Herman Cain may be out of the race for president, but that doesn’t mean he’s run out of solutions for the problems average Americans face every day. As he announced the suspension of his presidential campaign, Mr. Cain pledged to “continue to be a voice for the people.” To that end, he launched a new website that will serve as a platform for his ideas for the duration of the 2012 election.
As you can see, TheCainSolutions.com is not yet up-and-running, but we were lucky enough to get a sneak peek at some of its content. The following comes from what will be a regular column wherein Mr. Cain answers carefully screened questions posed by indviduals handpicked from a pool of his loyal supporters. The column is called "Ask Herman" and I think you will find his take is, as always, "Hermanesque."
Without further delay, I present...
(Remember, these are real questions and even REALER answers.)
“Do you support allowing young people to opt out of Social Security?”
- Julie Borowski, Damascus, MD
Herman Cain knows the only way you’re going to get a young woman to notice you is by being confident. Herman Cain’s not talking about having the courage to ask your secretary out on date. Herman Cain’s talking about having the balls to grab her titties in the middle of a meeting and say, “Mmmmm, how ‘bout you let them bad boys opt out their cage and let ol’ Herm-Dog get a taste?” That’s what Herman Cain’s talking about. But, to answer your question: 9-9-9.
“What comprehensive solution are you willing to take with immigration?”
- Luis Serrano, Van Nuys, Calif.
Hoo, boy. Herman Cain knows a thing or two about ‘making a run for the border,’ if you catch my drift? Herman Cain’s favorite thing about being CEO of Godfather’s Pizza wasn’t the unlimited supply of streusel pizza, it was the fact that I got to choose where we held our annual investor conference. Every year, Herman Cain made sure we held that shit in Tee-You-motherfucking-Wana. Herman Cain ran Godfather’s Pizza for ten years and the only Spanish I learned was: Hey tetas de azúcar, que deseas conocer poco Herman? Because that’s all the Spanish Herman Cain needed to know, if you know what I’m saying? But, to answer your question: 9-9-9.

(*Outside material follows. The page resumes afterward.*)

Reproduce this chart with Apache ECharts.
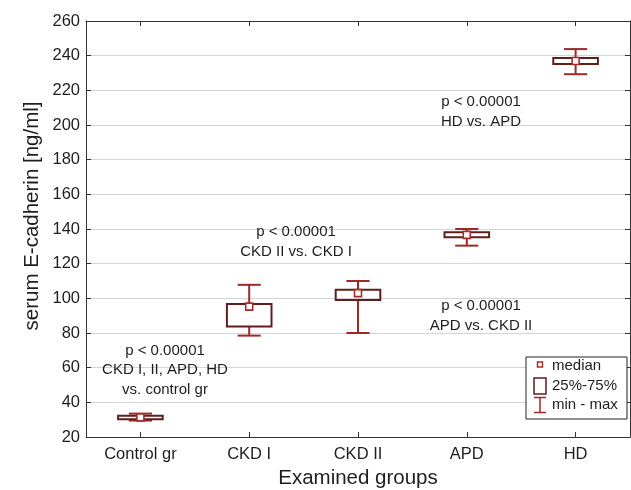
<!DOCTYPE html>
<html>
<head>
<meta charset="utf-8">
<script src="https://cdn.jsdelivr.net/npm/echarts@6/dist/echarts.min.js"></script>
<style>
  html, body { margin: 0; padding: 0; background: #fff; }
  #main { width: 631px; height: 490px; }
</style>
</head>
<body>
<div id="main"></div>
<script>
(function (echarts) {
  'use strict';

  var categories = ['Control gr', 'CKD I', 'CKD II', 'APD', 'HD'];
  var minVals = [29.5, 78.5, 80, 130.4, 229.3];
  var q1Vals = [30.3, 83.8, 99, 135.3, 235.2];
  var medianVals = [31.3, 95.2, 103, 136.6, 236.9];
  var q3Vals = [32.3, 96.8, 104.9, 138.1, 238.6];
  var maxVals = [33.5, 107.8, 110, 140, 243.8];
  var yTicks = [20, 260, 20]; // min, max, interval

  var FONT = '"Liberation Sans", Arial, Helvetica, sans-serif';
  var TEXT = '#1e1e1e';
  var WHISKER = '#9c2a27';
  var BOX = '#5e1e1e';
  var MEDIAN = '#a42e2a';

  var boxData = categories.map(function (c, i) {
    return [i, minVals[i], q1Vals[i], medianVals[i], q3Vals[i], maxVals[i]];
  });

  function renderBox(params, api) {
    var i = api.value(0);
    var pMin = api.coord([i, api.value(1)]);
    var pQ1 = api.coord([i, api.value(2)]);
    var pMed = api.coord([i, api.value(3)]);
    var pQ3 = api.coord([i, api.value(4)]);
    var pMax = api.coord([i, api.value(5)]);
    var cx = pMed[0];
    var bw = api.size([1, 0])[0] * 0.41;
    var cw = bw * 0.52;
    var wStyle = {stroke: WHISKER, lineWidth: 2};
    var m = 3.5;
    return {
      type: 'group',
      children: [
        {type: 'line', shape: {x1: cx, y1: pMax[1], x2: cx, y2: pQ3[1]}, style: wStyle},
        {type: 'line', shape: {x1: cx, y1: pQ1[1], x2: cx, y2: pMin[1]}, style: wStyle},
        {type: 'line', shape: {x1: cx - cw / 2, y1: pMax[1], x2: cx + cw / 2, y2: pMax[1]}, style: wStyle},
        {type: 'line', shape: {x1: cx - cw / 2, y1: pMin[1], x2: cx + cw / 2, y2: pMin[1]}, style: wStyle},
        {type: 'rect', shape: {x: cx - bw / 2, y: pQ3[1], width: bw, height: pQ1[1] - pQ3[1]},
          style: {fill: 'rgba(255,255,255,0)', stroke: BOX, lineWidth: 2}},
        {type: 'rect', shape: {x: cx - m, y: pMed[1] - m, width: 2 * m, height: 2 * m},
          style: {fill: '#fff', stroke: MEDIAN, lineWidth: 1.6}}
      ]
    };
  }

  function note(x, y, text) {
    return {
      type: 'text', x: x, y: y, z: 10,
      style: {text: text, font: '15px ' + FONT, fill: TEXT, align: 'center',
        verticalAlign: 'middle', lineHeight: 19.5}
    };
  }

  var frame = {show: true, lineStyle: {color: '#333', width: 1}};
  var tick = {show: true, inside: true, length: 5, lineStyle: {color: '#333'}};
  var catTick = {show: true, inside: true, length: 5, alignWithLabel: true, lineStyle: {color: '#333'}};

  echarts.init(document.getElementById('main')).setOption({
    animation: false,
    backgroundColor: '#fff',
    grid: {left: 86, right: 1, top: 21, bottom: 53, containLabel: false, outerBoundsMode: 'none'},
    xAxis: [{
      type: 'category',
      data: categories,
      boundaryGap: true,
      axisLine: frame,
      axisTick: catTick,
      axisLabel: {color: TEXT, fontSize: 16.5, fontFamily: FONT, margin: 9},
      name: 'Examined groups',
      nameLocation: 'middle',
      nameGap: 31,
      nameTextStyle: {color: TEXT, fontSize: 20.5, fontFamily: FONT}
    }, {
      type: 'category',
      data: categories,
      position: 'top',
      axisLine: frame,
      axisTick: catTick,
      axisLabel: {show: false}
    }],
    yAxis: [{
      type: 'value',
      min: yTicks[0], max: yTicks[1], interval: yTicks[2],
      axisLine: frame,
      axisTick: tick,
      axisLabel: {color: TEXT, fontSize: 16.5, fontFamily: FONT, margin: 6},
      splitLine: {show: true, lineStyle: {color: '#d4d4d4', width: 1}}
    }, {
      type: 'value',
      position: 'right',
      min: yTicks[0], max: yTicks[1], interval: yTicks[2],
      axisLine: frame,
      axisTick: tick,
      axisLabel: {show: false},
      splitLine: {show: false}
    }],
    series: [{
      type: 'custom',
      renderItem: renderBox,
      encode: {x: 0, y: [1, 2, 3, 4, 5]},
      data: boxData,
      z: 5
    }],
    graphic: [
      {type: 'text', x: 32, y: 216, rotation: Math.PI / 2,
        style: {text: 'serum E-cadherin [ng/ml]', font: '20.5px ' + FONT, fill: TEXT,
          align: 'center', verticalAlign: 'middle'}},
      note(165, 370, 'p < 0.00001\nCKD I, II, APD, HD\nvs. control gr'),
      note(296, 242, 'p < 0.00001\nCKD II vs. CKD I'),
      note(481, 112, 'p < 0.00001\nHD vs. APD'),
      note(481, 316, 'p < 0.00001\nAPD vs. CKD II'),
      {type: 'rect', z: 20, shape: {x: 526, y: 357, width: 101, height: 62},
        style: {fill: '#fff', stroke: '#222', lineWidth: 1}},
      {type: 'rect', z: 21, shape: {x: 537.5, y: 362, width: 5, height: 5},
        style: {fill: '#fff', stroke: MEDIAN, lineWidth: 1.5}},
      {type: 'rect', z: 21, shape: {x: 534, y: 378, width: 12, height: 16},
        style: {fill: '#fff', stroke: BOX, lineWidth: 1.5}},
      {type: 'line', z: 21, shape: {x1: 534, y1: 397.5, x2: 546, y2: 397.5}, style: {stroke: WHISKER, lineWidth: 1.5}},
      {type: 'line', z: 21, shape: {x1: 540, y1: 397.5, x2: 540, y2: 412.5}, style: {stroke: WHISKER, lineWidth: 1.5}},
      {type: 'line', z: 21, shape: {x1: 534, y1: 412.5, x2: 546, y2: 412.5}, style: {stroke: WHISKER, lineWidth: 1.5}},
      {type: 'text', z: 21, x: 552, y: 366, style: {text: 'median', font: '15px ' + FONT, fill: TEXT, verticalAlign: 'middle'}},
      {type: 'text', z: 21, x: 552, y: 386, style: {text: '25%-75%', font: '15px ' + FONT, fill: TEXT, verticalAlign: 'middle'}},
      {type: 'text', z: 21, x: 552, y: 405, style: {text: 'min - max', font: '15px ' + FONT, fill: TEXT, verticalAlign: 'middle'}}
    ]
  });
})(window.echarts);
</script>
</body>
</html>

“How will you bring manufacturing back to the U.S. and support more technology education programs in our middle and high schools?”
- James Boehme of Ridgefield, Conn.
As it just so happens, one of Herman Cain’s first forays into “telling it like it is” was in middle school. Little Herman Cain’s geography teacher, Miss Leonard, was putting out the vibe that she wanted to indulge in some, how should I put this, “extra-curricular activities”; it was obvious, the way she always asked me to raise my hand before I spoke. Anyway, Little Herman Cain knew the score, so I got myself sent to detention on a day I knew Miss Leonard would be in charge. When all of the other dopes weren’t looking, Little Herman Cain sauntered up to Miss Leonard and said, “Damn girl, Little Herman Cain been noticing you noticing Little Herman Cain. What do you say you and I head over to the janitor’s closet and I’ll let you hop aboard the Little Cain Train to Pleasuretown?” And you know what she did? She had Little Herman Cain expelled. So I wrote a letter to the superintendent explaining how that "woman" was just a shill for the media and the ‘democrat’ political machine that are afraid of Little Herman Cain’s potential. Speaking truth to power. That’s what Herman Cain’s about. But, to answer your question: 9-9-9.